For a long time, we had an association for ICT sector members called OPTIC which was affiliated to the CNP, the main private sector organisation (“le patronat”). Many companies did not belong to it. On 20 July 2003, we had a workshop that was perhaps more representative of the sector came together to discuss the problems faced by the ICT private sector in Senegal. The workshop was facilitated by WITSA and USAID.

How many companies are involved?

Thirty companies attended and we spoke about the implications of the liberalisation of the telecoms sector. Those attending decided to put in place a new association called SITSA. We wanted to become an interlocutor for Government, something they could use to know what the ICT private sector thinks.
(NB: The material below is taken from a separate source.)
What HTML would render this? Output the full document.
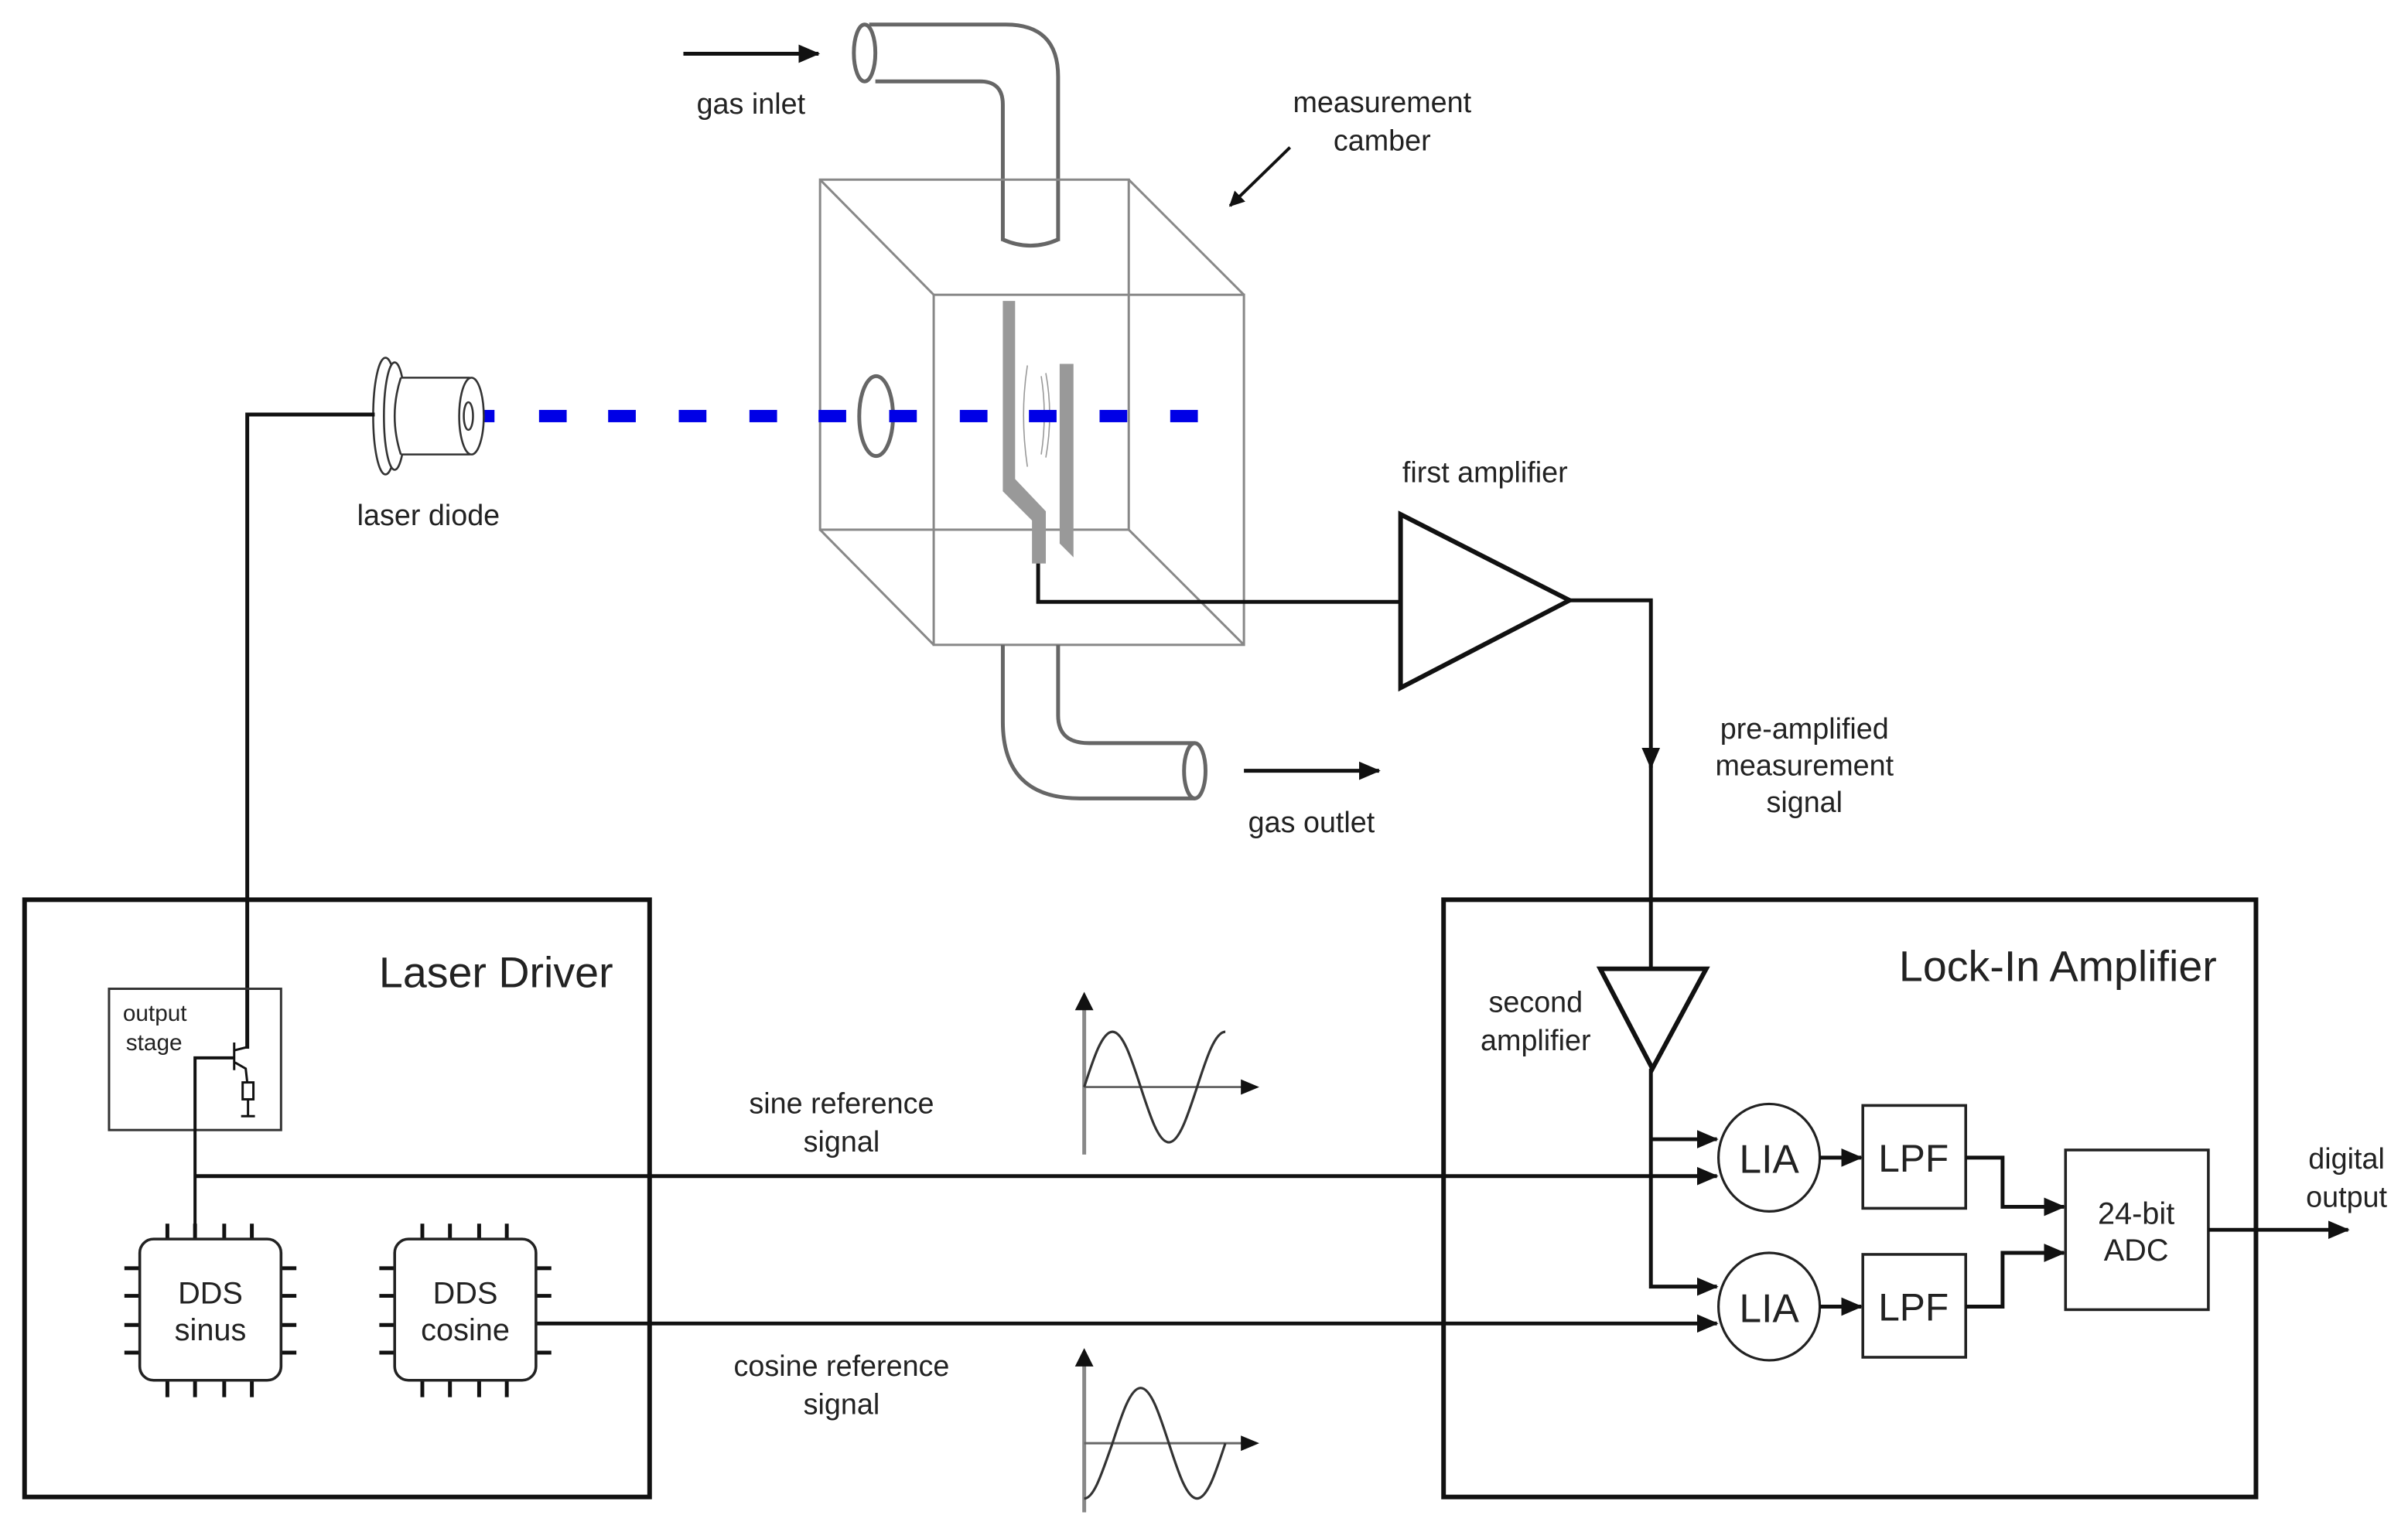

We now have many members – around 50 members drawn from 28 companies - and are being consulted by the Government on the issue of the liberalisation of the telecoms market. Our activities are not yet wholly effective but will become more so in the future.

What are SITSA's objectives?

SITSA (which is affiliated with WITSA) has a number of objectives including: advocacy, research, lobbying and certification. We will publish an annual handbook with companies categorised by types of activities. We will also publish position papers on key issues like VoIP.

We are looking for solutions that will open the market but there are a range of particular issues including:
- There is a problem with taxes on imported computers.
- There are issues about the regulatory framework as it does not integrate new technologies like VoIP.
- There is the difficulty around other operators getting access to the national backbone (run by Sonatel).
- There are also problems of transparency in the process.

How do you see the new liberalisation?

There is a particular dynamic to liberalisation and all the actors involved want to come together to find a model of liberalisation that works. The Government is one of the principal investors in (the incumbent) Sonatel and this makes this a difficult thing to achieve.